President Joe Biden drew criticism after tried to empathise with survivors of the Maui wildfires on Monday by sharing his own story of overcoming a small house fire where, luckily, nobody was hurt and nothing of considerable value was lost.
At the Lahaina Civic Center, Mr Biden addressed a crowd of residents who are still reeling from a raging wildfire that spread across their community on 8 August – causing at least 115 people to die and 80 per cent of the town’s structures to be damaged or destroyed.
“I don’t want to compare difficulties, but we have a little sense, Jill and I, what it’s like to lose a home,” Mr Biden told the crowd.
The president went on to share a story from 2004 when lightning struck a wire that ran underneath his home and caused a “small fire that was contained to the kitchen” according to an Associated Press report.
“To make a long story short, I almost lost my wife, my ‘67 Corvette and my cat,” Mr Biden said.
The president then clarified he was “kidding” and praised firefighters for their brave work to save his family during the 2004 kitchen fire.
“We were insured, we did not have any problem, but being out of our home for a better part of a year was difficult.
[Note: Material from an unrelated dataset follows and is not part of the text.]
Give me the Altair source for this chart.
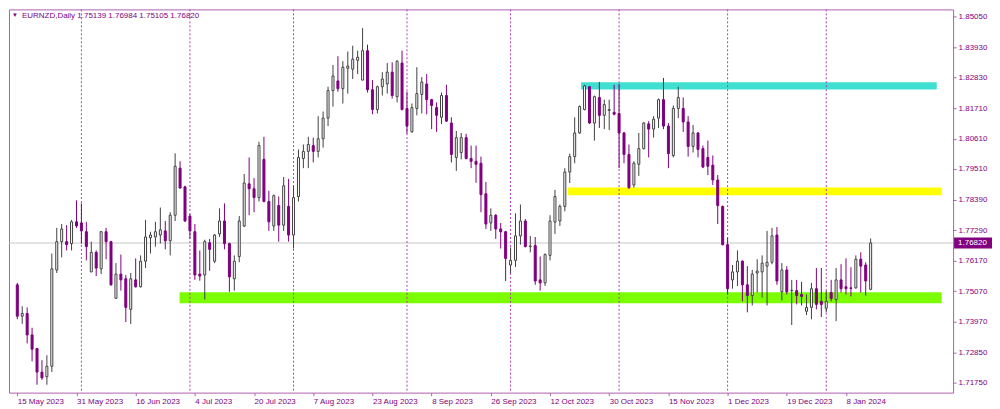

I can only imagine what it’s like to lose your home completely. Burned to the ground. And more importantly, all the things that matter to you,” Mr Biden continued.
The president’s comments came as he met survivors and local officials as well as surveying the devastation caused by the fire.
The president’s remarks caused several conservative commentators, such as Jenna Ellis, Jesse Watters, Sean Hannity and Will Cain, to criticise Mr Biden for his remarks, with Mr Watters calling the story “disgraceful”.
And on Twitter Ms Ellis wrote: “I’m sure the people in Maui whose loved ones burned to death are so comforted learning Biden didn’t lose his corvette or his cat in a small kitchen fire.”
It is the latest in a series of criticisms from Republicans who believe Mr Biden’s public response to the fires was lacking.
Shortly after the fires broke out last week, Mr Biden issued a “major disaster” classification that allowed Hawaii to utilise federal resources in the recovery and rebuilding efforts.
However, when questioned by reporters about his feelings toward the victims of the wildfires, Mr Biden gave a brief “no comment” while vacationing in Rehoboth Beach, Delaware.
But both Mr Biden and his administration have maintained that they are using every federal resource available to help Maui.
Following his kitchen blaze comments, Mr Biden said the federal government is focused on rebuilding their community “the way the people of Maui want to rebuild,” including by respecting traditions and understanding the history and culture of Native Hawaiians.
“We’re with you for as long as it takes, I promise you,” Mr Biden said.